Using perturbation theory to first order, the energy of the nth eigenstate is related to the expectation value of the potential:

$E_{n}=E_{n}^{0}+ \left. \left \langle \varphi^{0}_n \right | V \left | \varphi^{0}_n \right. \right \rangle$

where $E^{0}_n$ and $\varphi^{0}_n$ are the eigenvalues and eigenstates of the free particle Hamiltonian. This equation can be taken to be a Fredholm integral equation of first kind, with the energies $E_n$. Such integral equations may be solved by means of the resolvent kernel, so that the potential may be written as

$V(x)=A\int_{-\infty}^{\infty} \left (g(k)+\overline{g(k)}-E_{k}^{0} \right )\,R(x,k)\,dk$

where $R(x,k)$ is the resolvent kernel, $A$ is a real constant and

$g(k)=i \sum_{n=0}^{\infty} \left(\frac{1}{2}-\rho_n \right)\delta(k-n)$

where $\delta(k-n)$ is the Dirac delta function, and the $\rho_n$ are the "non-trivial" roots of the zeta function $\zeta (\rho_n)=0$.

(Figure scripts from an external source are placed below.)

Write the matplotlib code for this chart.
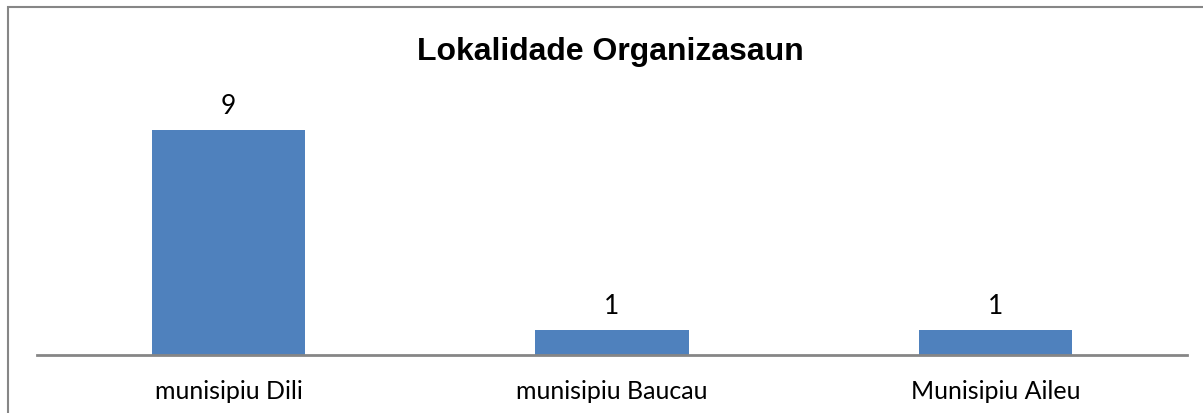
import matplotlib
matplotlib.use("Agg")
import matplotlib.pyplot as plt
from matplotlib.patches import Rectangle

categories = ["munisipiu Dili", "munisipiu Baucau", "Munisipiu Aileu"]
values = [9, 1, 1]
title = "Lokalidade Organizasaun"

W, H = 1203, 414
fig = plt.figure(figsize=(W / 100, H / 100), dpi=100)

# outer chart frame (only top/left visible, rest cut off)
fig.patches.append(Rectangle((8 / W, -0.1), 1.2, 1 - 8 / H + 0.1,
                             transform=fig.transFigure, fill=False,
                             edgecolor="#868686", linewidth=1.5))

ax = fig.add_axes([37 / W, 1 - 356 / H, 1150 / W, 250 / H])
x = range(len(categories))
bars = ax.bar(x, values, width=0.4, color="#4F81BD")
ax.set_xlim(-0.5, len(categories) - 0.5)
ax.set_ylim(0, 10)

for b, v in zip(bars, values):
    ax.text(b.get_x() + b.get_width() / 2, v + 0.7, str(v), ha="center",
            va="baseline", fontsize=19, family="Lato", clip_on=False)

ax.set_xticks(list(x))
ax.set_xticklabels(categories, fontsize=18, family="Lato")
ax.tick_params(axis="x", length=0, pad=17)
ax.set_yticks([])
for s in ["top", "right", "left"]:
    ax.spines[s].set_visible(False)
ax.spines["bottom"].set_color("#868686")
ax.spines["bottom"].set_linewidth(2)

fig.text(610 / W, 1 - 52 / H, title, ha="center", va="center",
         fontsize=23, fontweight="bold", family="Liberation Sans")

fig.savefig("out.png", dpi=100)
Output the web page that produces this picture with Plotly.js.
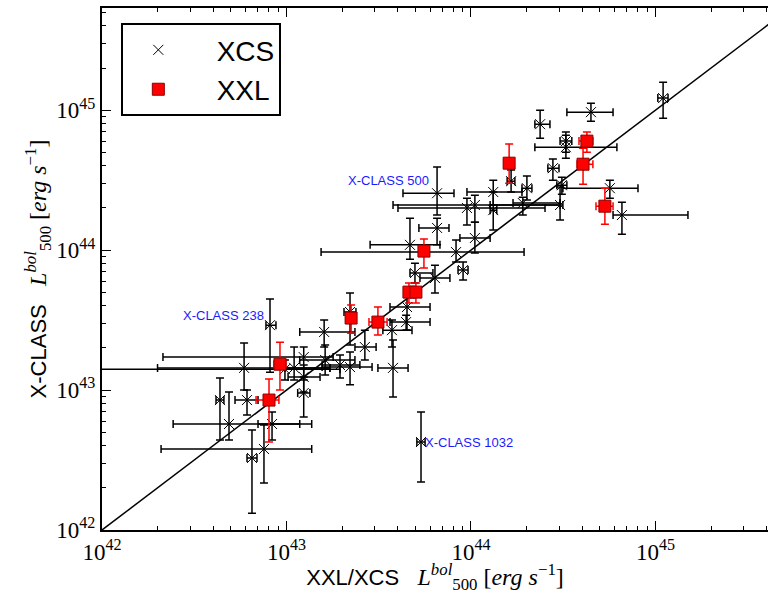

Michael Berry and Jonathan Keating have speculated that the Hamiltonian H is actually some quantization of the classical Hamiltonian xp, where p is the canonical momentum associated with x The simplest Hermitian operator corresponding to xp is
$\hat{H} = \tfrac1{2} (\hat{x}\hat{p}+\hat{p}\hat{x}) = - i \left( x \frac{\mathrm{d}}{\mathrm{d} x} + \frac1{2} \right).$
This refinement of the Hilbert–Pólya conjecture is known as the Berry conjecture (or the Berry–Keating conjecture). As of 2008, it is still quite far from being concrete, as it is not clear on which space this operator should act in order to get the correct dynamics, nor how to regularize it in order to get the expected logarithmic corrections. Berry and Keating have conjectured that since this operator is invariant under dilations perhaps the boundary condition f(nx) = f(x) for integer n may help to get the correct asymptotic results valid for large n
$\frac{1}{2} + i \frac{ 2\pi n}{\log n}.$

A paper was published in March 2017, written by Carl M. Bender, Dorje C. Brody, and Markus P. Müller, which builds on Berry's approach to the problem. There the operator

$\hat{H} = \frac{1}{1-e^{-i\hat{p}}} \left (\hat{x}\hat{p}+\hat{p}\hat{x} \right ) \left (1-e^{-i\hat{p}} \right )$

was introduced, which they claim satisfies a certain modified versions of the conditions of the Hilbert–Pólya conjecture. Jean Bellissard has criticized this paper, and the authors have responded with clarifications.